そもそも大学の起源は中世の西ヨーロッパにあると言われます。「学ぶ→教える」という関係が中世の職人ギルドの師弟関係と一致したことから、多くの親方ギルドが集まり「大学」に進化していきました。このような経緯で生まれた大学は、教会からも国家からも自立した組織として「学問の自由」を掲げてきたのです。その後も社会の進展とともに実用性や職業教育を重視しながら、産業界に対応して柔軟に進化し続け現代に至ります。
一方日本の大学は、明治維新とともに「近代化の装置」として創設されたという背景があります。中央政府を支える法科ゼネラリストを養成する東大と京大、理工系テクノクラートの養成を担った地方帝大をはじめとして、「国家主導型の官僚養成機関」だったといえます。戦後の高度経済成長に伴い、急上昇する大学進学率の受け皿として、私立大学が急激に増加してきましたが、少子化とともに大学全入時代とすら言える状況になっています。
国主導で様々な大学改革が検討され、1991年の大学設置基準の大綱化では、一般教養課程が重視されなくなり、研究中心で大学院生が急増します。これは大学のポストが増えなかったため「高学歴ワーキングプア」問題の要因といわれます。さらに2004年には国立大学法人化によって、全国に86校ある国立大学は急に競争的な環境に晒されるようになります。

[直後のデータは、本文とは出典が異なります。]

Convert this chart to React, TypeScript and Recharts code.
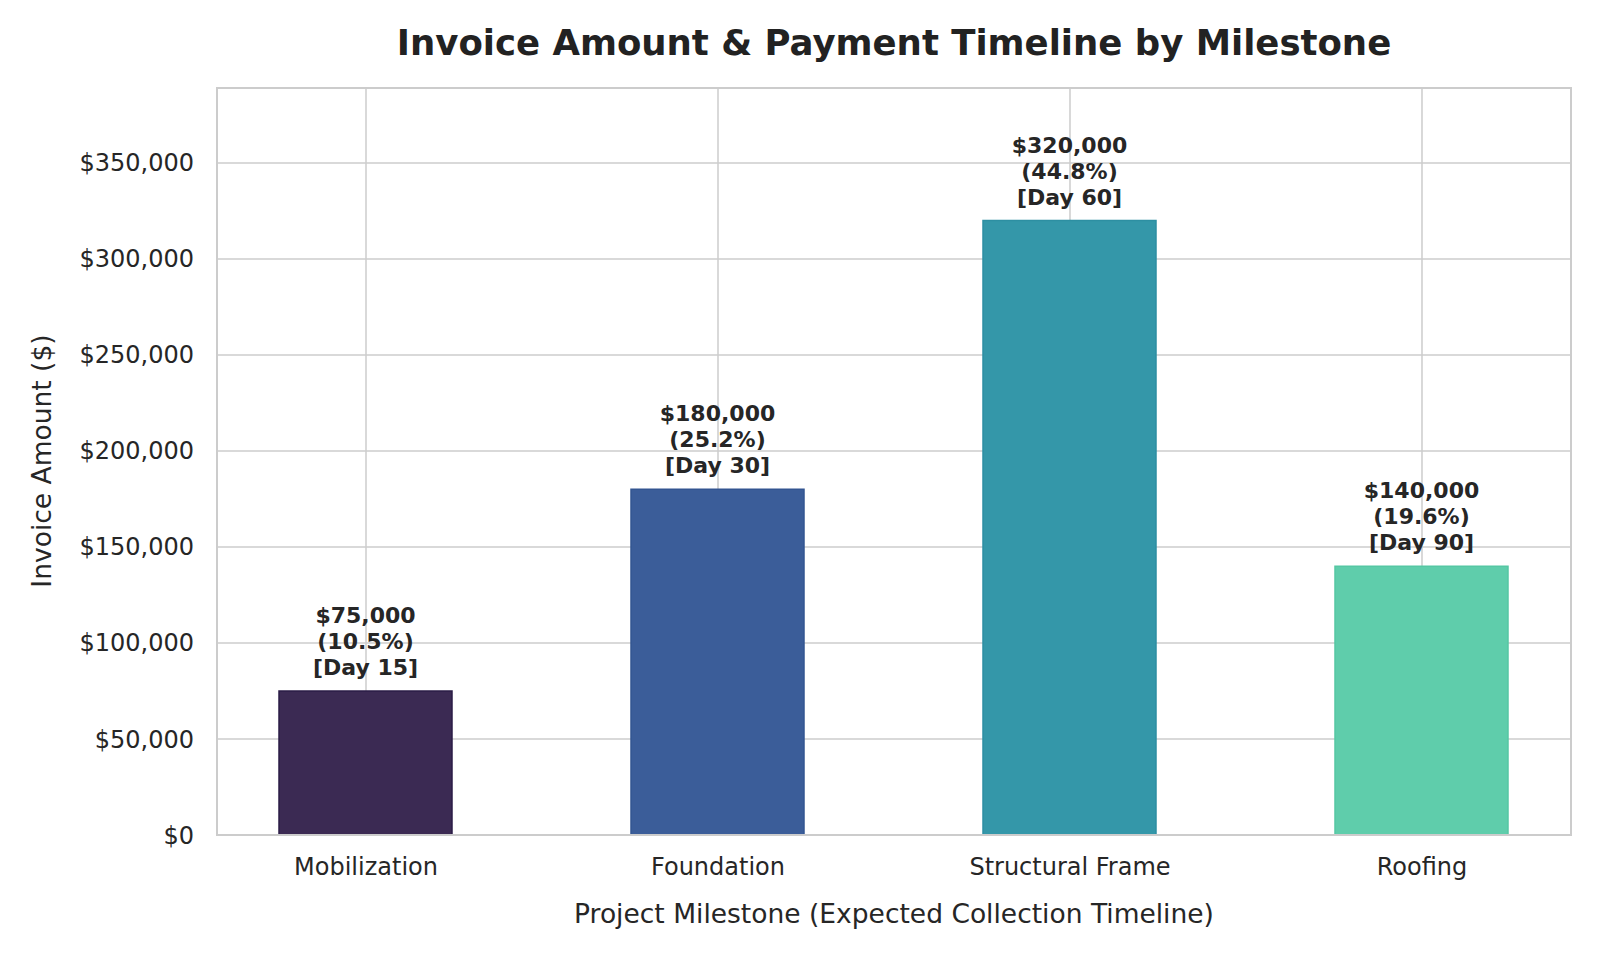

このように全く異なる経緯を辿りながら、我が国の大学もある意味で「自立」が求められ、欧米の大学と同じ土俵に乗せられた状況とも言えます。従来型の大学運営では生き残りが難しい業界動向の中で、人生100年時代に対応した柔軟な「学び直し機会」の提供が不可欠になっていると言えるのではないでしょうか。